■ **Exercise aim**
Listed below are entries; give the number of lines among them that include "this", and only that number.
□ □ □ □ □
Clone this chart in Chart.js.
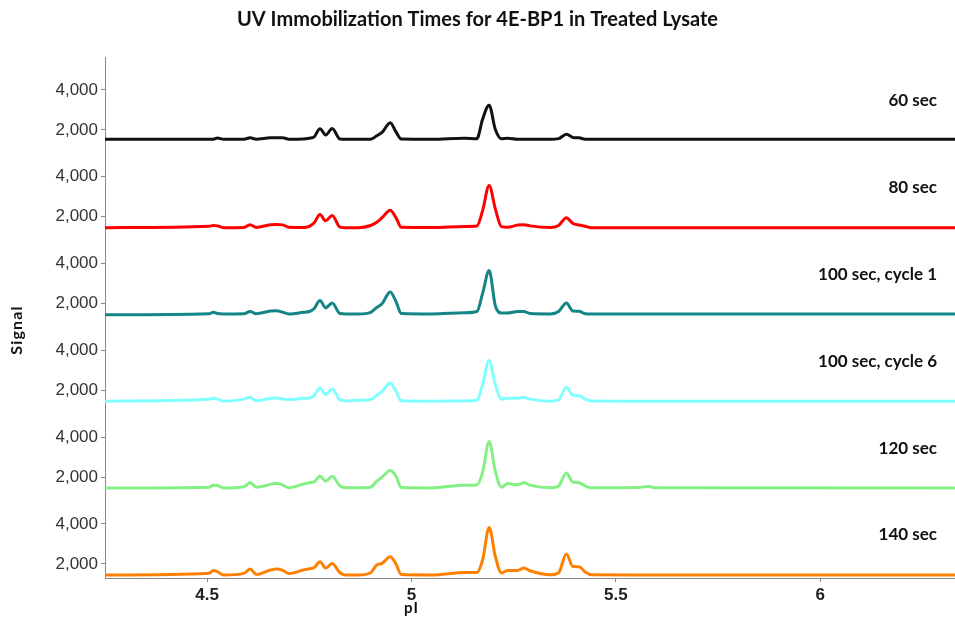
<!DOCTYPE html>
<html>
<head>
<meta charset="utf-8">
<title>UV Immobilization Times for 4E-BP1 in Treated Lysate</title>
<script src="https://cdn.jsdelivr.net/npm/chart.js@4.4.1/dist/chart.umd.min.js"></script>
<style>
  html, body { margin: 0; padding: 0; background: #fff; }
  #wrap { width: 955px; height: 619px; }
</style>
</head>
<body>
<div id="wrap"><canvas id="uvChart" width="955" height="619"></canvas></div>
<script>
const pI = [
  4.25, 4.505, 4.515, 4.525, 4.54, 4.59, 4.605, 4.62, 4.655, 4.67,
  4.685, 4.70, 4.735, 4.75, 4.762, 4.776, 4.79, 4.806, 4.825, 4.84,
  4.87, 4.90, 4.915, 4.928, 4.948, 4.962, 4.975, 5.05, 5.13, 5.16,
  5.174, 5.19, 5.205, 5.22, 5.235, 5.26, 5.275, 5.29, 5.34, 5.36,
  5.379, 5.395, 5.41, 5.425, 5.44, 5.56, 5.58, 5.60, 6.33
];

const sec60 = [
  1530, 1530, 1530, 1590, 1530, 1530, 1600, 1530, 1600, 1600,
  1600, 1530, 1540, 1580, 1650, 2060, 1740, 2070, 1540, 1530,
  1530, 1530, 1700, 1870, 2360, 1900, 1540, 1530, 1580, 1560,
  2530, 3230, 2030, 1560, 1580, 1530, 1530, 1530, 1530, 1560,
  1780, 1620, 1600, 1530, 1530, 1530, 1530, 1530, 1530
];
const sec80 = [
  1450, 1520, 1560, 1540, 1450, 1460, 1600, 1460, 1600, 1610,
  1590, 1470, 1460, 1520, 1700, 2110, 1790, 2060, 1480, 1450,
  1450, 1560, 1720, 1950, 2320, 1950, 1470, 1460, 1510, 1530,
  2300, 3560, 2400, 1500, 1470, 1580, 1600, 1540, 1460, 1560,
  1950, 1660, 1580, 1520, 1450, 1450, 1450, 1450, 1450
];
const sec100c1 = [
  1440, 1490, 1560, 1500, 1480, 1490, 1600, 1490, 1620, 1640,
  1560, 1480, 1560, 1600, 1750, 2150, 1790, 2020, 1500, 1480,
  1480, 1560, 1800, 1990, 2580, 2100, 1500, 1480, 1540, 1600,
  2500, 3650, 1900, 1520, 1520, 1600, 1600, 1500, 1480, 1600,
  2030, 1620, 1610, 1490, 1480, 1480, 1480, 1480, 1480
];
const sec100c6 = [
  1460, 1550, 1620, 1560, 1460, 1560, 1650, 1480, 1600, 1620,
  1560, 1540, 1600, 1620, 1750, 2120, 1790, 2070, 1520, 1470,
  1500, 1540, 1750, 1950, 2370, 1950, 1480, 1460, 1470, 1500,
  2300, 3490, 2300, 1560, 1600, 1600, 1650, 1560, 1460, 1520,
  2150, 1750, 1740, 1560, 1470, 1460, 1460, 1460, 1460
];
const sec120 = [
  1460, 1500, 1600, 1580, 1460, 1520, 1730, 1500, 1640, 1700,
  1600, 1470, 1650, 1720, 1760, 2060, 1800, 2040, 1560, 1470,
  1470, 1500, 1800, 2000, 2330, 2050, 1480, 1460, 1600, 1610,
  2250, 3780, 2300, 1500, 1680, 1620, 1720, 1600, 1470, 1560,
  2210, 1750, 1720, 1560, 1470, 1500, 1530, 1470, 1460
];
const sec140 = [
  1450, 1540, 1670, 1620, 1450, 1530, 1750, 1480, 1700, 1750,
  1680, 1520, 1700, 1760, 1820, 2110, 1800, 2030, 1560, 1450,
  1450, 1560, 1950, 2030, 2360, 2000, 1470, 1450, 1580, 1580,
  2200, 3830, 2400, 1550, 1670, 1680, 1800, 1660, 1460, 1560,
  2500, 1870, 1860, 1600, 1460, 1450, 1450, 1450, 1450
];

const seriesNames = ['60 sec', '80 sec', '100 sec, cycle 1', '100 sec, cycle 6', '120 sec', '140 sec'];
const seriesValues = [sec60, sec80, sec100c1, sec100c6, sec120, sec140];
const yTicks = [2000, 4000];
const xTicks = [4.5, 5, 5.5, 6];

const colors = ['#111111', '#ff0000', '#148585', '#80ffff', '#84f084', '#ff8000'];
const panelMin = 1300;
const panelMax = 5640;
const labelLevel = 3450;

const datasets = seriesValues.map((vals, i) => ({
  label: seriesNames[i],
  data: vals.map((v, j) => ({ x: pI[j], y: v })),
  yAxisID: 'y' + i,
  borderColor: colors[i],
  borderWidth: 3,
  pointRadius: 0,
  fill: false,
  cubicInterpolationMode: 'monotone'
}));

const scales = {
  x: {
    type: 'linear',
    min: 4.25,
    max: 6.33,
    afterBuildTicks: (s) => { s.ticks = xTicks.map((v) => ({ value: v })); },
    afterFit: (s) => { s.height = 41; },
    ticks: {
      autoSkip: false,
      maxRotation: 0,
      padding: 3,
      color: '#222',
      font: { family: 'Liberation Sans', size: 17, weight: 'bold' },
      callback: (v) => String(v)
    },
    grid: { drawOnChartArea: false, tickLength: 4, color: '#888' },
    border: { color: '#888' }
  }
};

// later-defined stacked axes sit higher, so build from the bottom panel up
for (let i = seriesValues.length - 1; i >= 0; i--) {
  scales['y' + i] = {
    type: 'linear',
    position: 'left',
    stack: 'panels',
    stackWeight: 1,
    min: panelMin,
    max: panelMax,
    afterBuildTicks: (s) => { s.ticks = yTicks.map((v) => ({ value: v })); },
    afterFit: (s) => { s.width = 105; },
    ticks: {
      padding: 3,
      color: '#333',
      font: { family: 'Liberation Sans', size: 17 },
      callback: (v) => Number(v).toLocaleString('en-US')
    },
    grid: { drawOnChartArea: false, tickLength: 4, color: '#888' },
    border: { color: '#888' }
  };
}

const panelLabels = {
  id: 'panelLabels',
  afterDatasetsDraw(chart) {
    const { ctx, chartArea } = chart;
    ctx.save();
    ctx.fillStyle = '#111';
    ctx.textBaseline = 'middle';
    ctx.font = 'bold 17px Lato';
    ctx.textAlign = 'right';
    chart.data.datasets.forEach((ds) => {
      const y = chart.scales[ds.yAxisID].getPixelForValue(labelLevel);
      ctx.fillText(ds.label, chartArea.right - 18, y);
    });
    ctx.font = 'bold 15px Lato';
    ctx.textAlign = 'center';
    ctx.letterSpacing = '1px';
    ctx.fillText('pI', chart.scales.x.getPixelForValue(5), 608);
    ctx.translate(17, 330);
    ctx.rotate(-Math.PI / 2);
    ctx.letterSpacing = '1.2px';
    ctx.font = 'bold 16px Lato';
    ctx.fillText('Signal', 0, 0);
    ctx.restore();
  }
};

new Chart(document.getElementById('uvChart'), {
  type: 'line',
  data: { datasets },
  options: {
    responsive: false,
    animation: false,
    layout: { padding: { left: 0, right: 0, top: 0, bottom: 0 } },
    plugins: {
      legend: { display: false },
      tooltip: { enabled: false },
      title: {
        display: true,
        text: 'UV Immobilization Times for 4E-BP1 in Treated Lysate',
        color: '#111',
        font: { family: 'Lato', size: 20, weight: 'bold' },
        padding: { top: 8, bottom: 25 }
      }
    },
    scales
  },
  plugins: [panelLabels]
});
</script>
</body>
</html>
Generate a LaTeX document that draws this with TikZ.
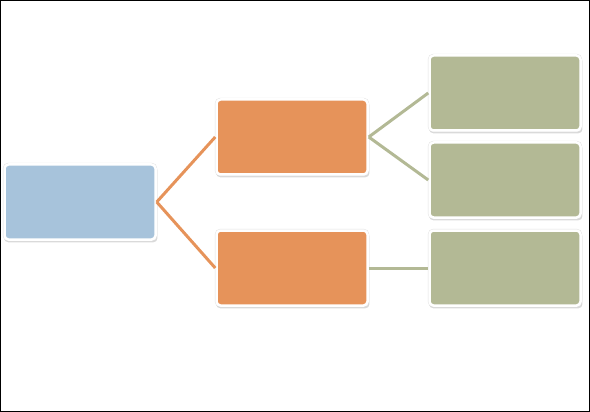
□ □ □ □ □
■ **Full output**
2